Direction: How many of the lines contain the string "that"? Give the number, with no other words.

Dataset section:

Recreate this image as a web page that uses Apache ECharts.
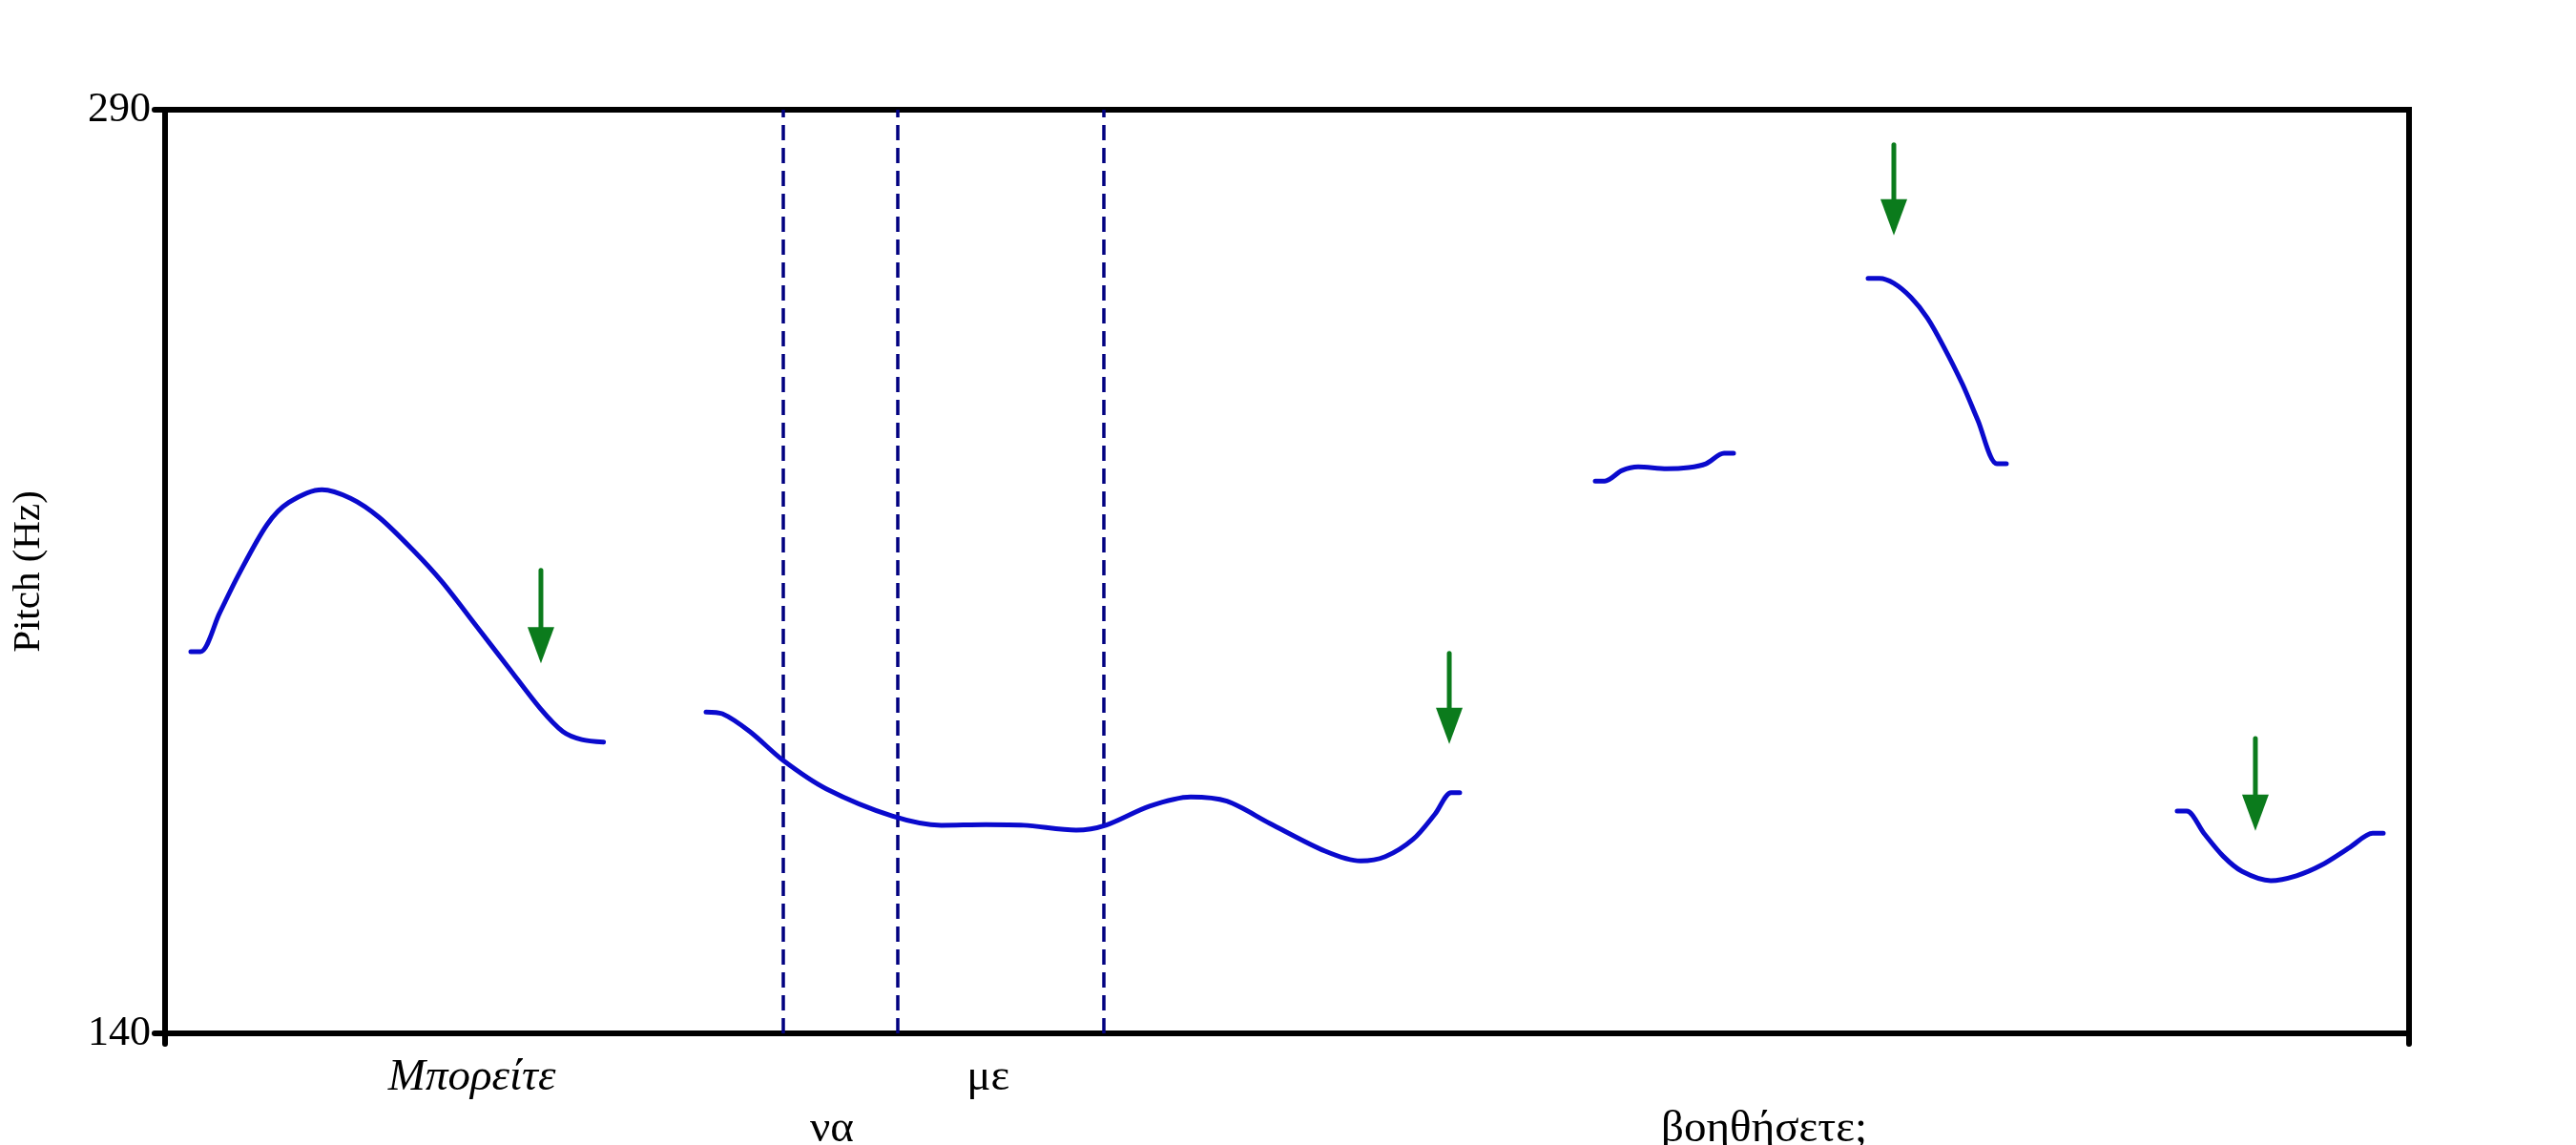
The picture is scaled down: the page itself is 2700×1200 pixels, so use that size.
<!DOCTYPE html>
<html>
<head>
<meta charset="utf-8">
<script src="https://cdn.jsdelivr.net/npm/echarts@6/dist/echarts.min.js"></script>
<style>
html,body{margin:0;padding:0;background:#fff;}
#chart{width:2700px;height:1200px;}
</style>
</head>
<body>
<div id="chart"></div>
<script>
// Time (s) / pitch (Hz) contour segments
var seg1 = [[0.0225,202.0],[0.031,202.0],[0.0475,208.2],[0.064,214.4],[0.089,222.6],[0.108,226.2],[0.137,228.3],[0.162,226.9],[0.187,223.8],[0.217,218.4],[0.242,213.3],[0.2725,206.0],[0.300,199.4],[0.328,192.7],[0.3475,189.0],[0.364,187.7],[0.383,187.3]];
var seg2 = [[0.4725,192.2],[0.4867,191.9],[0.5108,189.0],[0.540,184.3],[0.5775,179.7],[0.635,175.3],[0.678,173.8],[0.7167,173.9],[0.750,173.8],[0.7958,173.0],[0.8217,173.8],[0.860,176.9],[0.8958,178.4],[0.9275,177.7],[0.965,174.1],[1.0133,169.6],[1.0442,168.0],[1.0658,168.7],[1.090,171.5],[1.1092,175.6],[1.1233,179.1],[1.1308,179.1]];
var seg3 = [[1.2492,229.7],[1.2575,229.7],[1.2725,231.4],[1.2867,232.0],[1.3117,231.7],[1.3308,231.9],[1.3458,232.5],[1.3617,234.2],[1.370,234.2]];
var seg4 = [[1.4875,262.6],[1.4975,262.6],[1.510,261.8],[1.525,259.5],[1.5392,256.2],[1.5533,251.6],[1.570,245.4],[1.5833,239.6],[1.600,232.5],[1.6083,232.5]];
var seg5 = [[1.7575,176.1],[1.7658,176.1],[1.7808,172.5],[1.7975,168.8],[1.8142,166.3],[1.8392,164.8],[1.8617,165.6],[1.8833,167.3],[1.9083,170.2],[1.9283,172.5],[1.9375,172.5]];

// Word boundaries (s)
var boundaries = [0.5392, 0.635, 0.8158];

// Arrows: time, top (Hz), tip (Hz)
var arrowTimes = [0.3283, 1.1217, 1.510, 1.8258];
var arrowTops  = [215.2, 201.7, 284.3, 187.9];
var arrowTips  = [200.1, 187.0, 269.6, 172.9];

// Words below axis: time centre, row
var words = ['Μπορείτε', 'να', 'με', 'βοηθήσετε;'];
var wordTimes = [0.268, 0.5825, 0.719, 1.3967];
var wordRows = [0, 1, 0, 1];

var yTicks = [140, 290];
var xTicks = [0, 1.96];

var FONT = '"Liberation Serif","Times New Roman",serif';
var CURVE = '#0a0acd';
var GREEN = '#0b7b1c';

var chart = echarts.init(document.getElementById('chart'));

function lineSeries(d) {
  return {
    type: 'line', data: d, smooth: 0.3, showSymbol: false, symbol: 'none',
    lineStyle: { color: CURVE, width: 5, cap: 'round', join: 'round' },
    z: 5, silent: true, animation: false
  };
}

var arrowData = arrowTimes.map(function (t, i) { return [t, arrowTops[i], arrowTips[i]]; });
var wordData = words.map(function (w, i) { return [wordTimes[i], wordRows[i], i]; });

var option = {
  backgroundColor: '#fff',
  animation: false,
  grid: { left: 173, right: 175, top: 115, bottom: 117, show: true, borderColor: '#000', borderWidth: 6, backgroundColor: 'transparent' },
  xAxis: {
    type: 'value', min: 0, max: 1.96,
    axisLine: { show: true, onZero: false, lineStyle: { color: '#000', width: 6 } },
    axisTick: { show: true, customValues: xTicks, length: 11, lineStyle: { color: '#000', width: 6, cap: 'round' } },
    axisLabel: { show: false },
    splitLine: { show: false }
  },
  yAxis: {
    type: 'value', min: 140, max: 290,
    name: 'Pitch (Hz)', nameLocation: 'middle', nameGap: 122,
    nameTextStyle: { fontFamily: FONT, fontSize: 41, color: '#000' },
    axisLine: { show: true, lineStyle: { color: '#000', width: 6 } },
    axisTick: { show: true, customValues: yTicks, length: 11, lineStyle: { color: '#000', width: 6, cap: 'round' } },
    axisLabel: { customValues: yTicks, fontFamily: FONT, fontSize: 44, color: '#000', margin: 15 },
    splitLine: { show: false }
  },
  series: [
    Object.assign(lineSeries(seg1), {
      markLine: {
        silent: true, symbol: 'none', label: { show: false },
        lineStyle: { color: '#000080', width: 3.5, type: [16, 8] },
        data: boundaries.map(function (b) { return { xAxis: b }; })
      }
    }),
    lineSeries(seg2),
    lineSeries(seg3),
    lineSeries(seg4),
    lineSeries(seg5),
    {
      type: 'custom', data: arrowData, z: 6, silent: true,
      renderItem: function (params, api) {
        var p1 = api.coord([api.value(0), api.value(1)]);
        var p2 = api.coord([api.value(0), api.value(2)]);
        var headL = 38, headW = 14;
        return {
          type: 'group',
          children: [
            { type: 'line', shape: { x1: p1[0], y1: p1[1], x2: p2[0], y2: p2[1] - headL + 2 },
              style: { stroke: GREEN, lineWidth: 5, lineCap: 'round' } },
            { type: 'polygon', shape: { points: [[p2[0] - headW, p2[1] - headL], [p2[0] + headW, p2[1] - headL], [p2[0], p2[1]]] },
              style: { fill: GREEN } }
          ]
        };
      }
    },
    {
      type: 'custom', data: wordData, z: 6, silent: true, clip: false,
      renderItem: function (params, api) {
        var idx = api.value(2);
        var p = api.coord([api.value(0), 140]);
        var row = api.value(1);
        return {
          type: 'text',
          x: p[0], y: p[1] + (row === 0 ? 47 : 101),
          style: {
            text: words[idx], fill: '#000',
            font: (idx === 0 ? 'italic ' : '') + '47px ' + FONT,
            align: 'center', verticalAlign: 'middle'
          }
        };
      }
    }
  ]
};
chart.setOption(option);
</script>
</body>
</html>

Full solution: 2